Olavo de Carvalho
Jornal do Brasil, 02 de agosto de 2007
O prefeito de São Paulo deve estar se achando um Ph. D. em maquiavelismo por fazer passar uma lei “anti-homofóbica” antes do governo federal. Uma década e meia transcorrida desde que o Foro de São Paulo concebeu seu plano estratégico abrangente para a conquista do poder total na América Latina, os políticos “de direita” neste país ainda acreditam estar vivendo dentro do velho modelo brasileiro de concorrência mercadológica entre partidos ideologicamente inócuos, onde copiar o programa do adversário para sugar os votos dele era o cúmulo da esperteza. Mas o cenário em que se movem é puramente imaginário. O Brasil real é o terreno de uma transição revolucionária em marcha. A elite que comanda o processo não está interessada em miudezas eleitorais, e sim na mudança radical do sistema, pouco lhe importando que realize cada capítulo dela com suas próprias mãos ou por intermédio de adversários que imaginam ludibriá-la quando fazem precisamente o que ela faria no seu lugar. Não que lhes fique grata por isso, é claro. A ninguém a revolução despreza mais do que a seus servidores involuntários. Quanto mais para a esquerda estes vão deslizando, na ilusão de roubar-lhe o discurso, mais ela os rotula como direitistas típicos e até radicais, somando ao aproveitamento do esforço alheio a vantagem adicional de estreitar cada vez mais a margem de direitismo socialmente admissível.

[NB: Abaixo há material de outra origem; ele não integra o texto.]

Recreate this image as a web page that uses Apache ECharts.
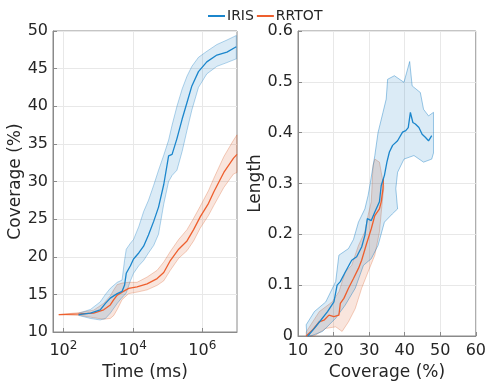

A falsa astúcia que se deixa guiar pelo chavão de “fazer a revolução antes que o povo a faça”, esquece que o povo jamais faz revoluções. Quem as faz são as elites: a elite revolucionária, avançando sem parar; a elite conservadora, recuando, acomodando-se, hipnotizada pelo mito da inevitabilidade histórica. Quem começou a Revolução Francesa foi Luís XVI; a Russa, foi o tzar. E a nossa “revolução contra-revolucionária” de 1930, guiada por essa frase idiota, foi o começo da ascensão comunista que depois nem mesmo o interregno militar conseguiu deter.

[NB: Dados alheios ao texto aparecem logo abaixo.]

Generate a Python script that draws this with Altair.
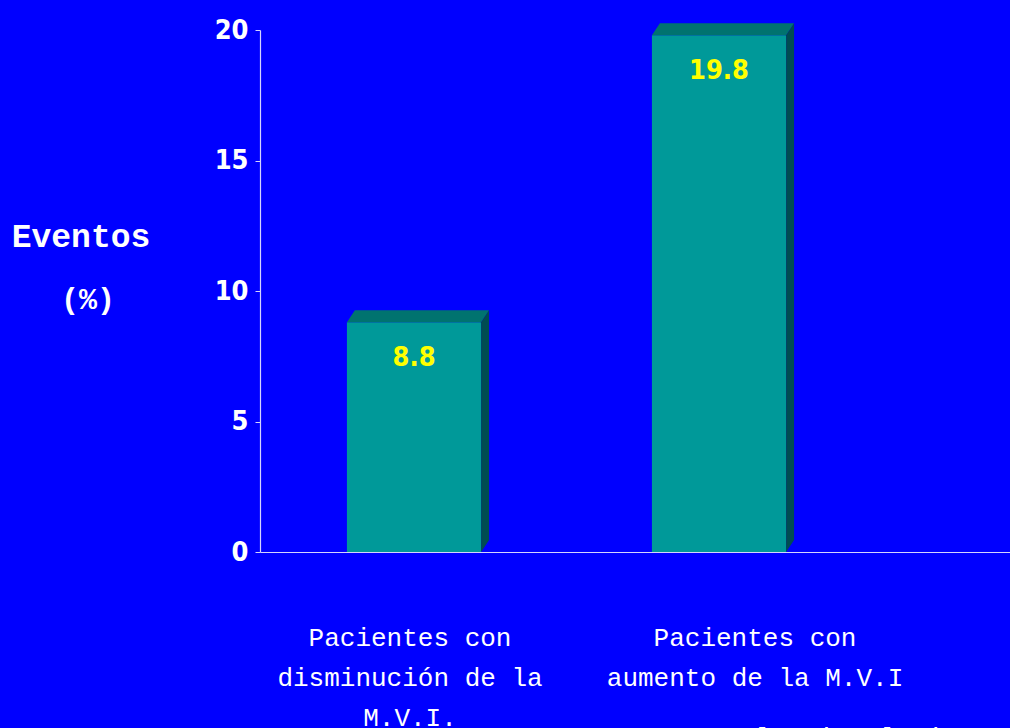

Mas a obra-prima do colaboracionismo inconsciente são os protestos pontuais, “apolíticos e suprapartidários”, que, voltados contra alvos soltos e inconexos, desperdiçam a ira popular em descargas emocionais sem nenhum projeto político por trás, as quais, por isso mesmo, são facilmente tomadas como provas de alguma grande e temível manobra secreta em curso, fornecendo ao esquema esquerdista dominante o pretexto que ele queria para alertar contra o “golpe iminente”, a “ameaça fascista”, etc. etc.
A fuga ao enfrentamento ideológico, a recusa covarde de pronunciar o verdadeiro nome do inimigo, é a fórmula infalível do suicídio político.